In the AMQP protocol, if you open a connection the client and the server has to exchange 7 TCP packages. If you then want to publish a message you have to open a channel which requires 2 more, and then to do the publish you need at least one more, and then to gracefully close the connection you need 4 more packages. In total 15 TCP packages, or 18 if you use AMQPS (TLS). For clients that can't for whatever reason keep long-lived connections to the server this has a considerable latency impact.
This proxy server, if run on the same machine as the client can save all that latency. When a connection is made to the proxy the proxy opens a connection to the upstream server, using the credentials the client provided. AMQP traffic is then forwarded between the client and the server but when the client disconnects the proxy intercepts the Channel Close command and instead keeps it open on the upstream server (if deemed safe). Next time a client connects (with the same credentials) the connection to the upstream server is reused so no TCP packages for opening and negotiating the AMQP connection or opening and waiting for the channel to be opened has to be made.
Only "safe" channels are reused, that is channels where only Basic Publish or Basic Get (with no_ack) has occurred. Any channels who has subscribed to a queue will be closed when the client disconnects. However, the connection to the upstream AMQP server are always kept open and can be reused.
In our benchmarks publishing one message per connection to a server (using TLS) with a round-trip latency of 50ms, takes on avarage 0.01s using the proxy and 0.50s without.
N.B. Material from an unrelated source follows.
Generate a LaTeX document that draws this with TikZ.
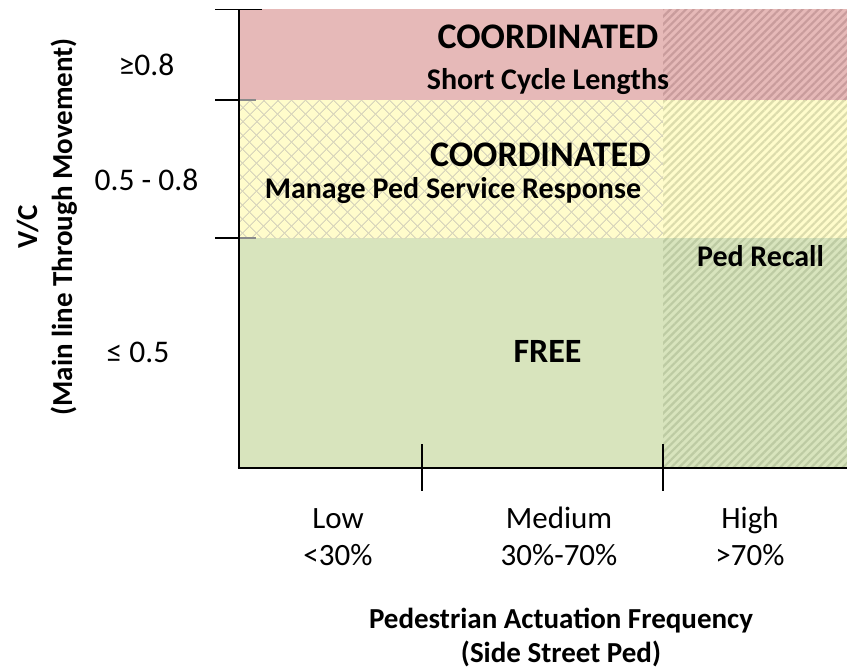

crystal build --release -o bin/amqproxy src/amqproxy.cr
cp bin/amqproxy /usr/bin
cp extras/amqproxy.service /etc/systemd/system/
systemctl enable amqproxy
systemctl start amqproxy
You probably want to modify /etc/systemd/system/amqproxy.service
and configure another upstream host.
Download deb-package or any of the tar.gz packages with compiled binaries from the Releases page.
Requirements OS X:
brew install [email protected] bdw-gc libevent
Requirements Linux: OpenSSL
bin/amqproxy -l LISTEN_ADDRESS -p LISTEN_PORT AMQP_URL
As an example:
bin/amqproxy -l 127.0.0.1 -p 5673 amqps://myserver.rmq.cloudamqp.com
Then from your AMQP client connect to localhost:5673, it will resuse connections made to the upstream. The AMQP_URL should only include protocol, hostname and port (only if non default, 5672 for AMQP and 5671 for AMQPS). Any username, password or vhost will be ignored, and it's up to the client to provide them.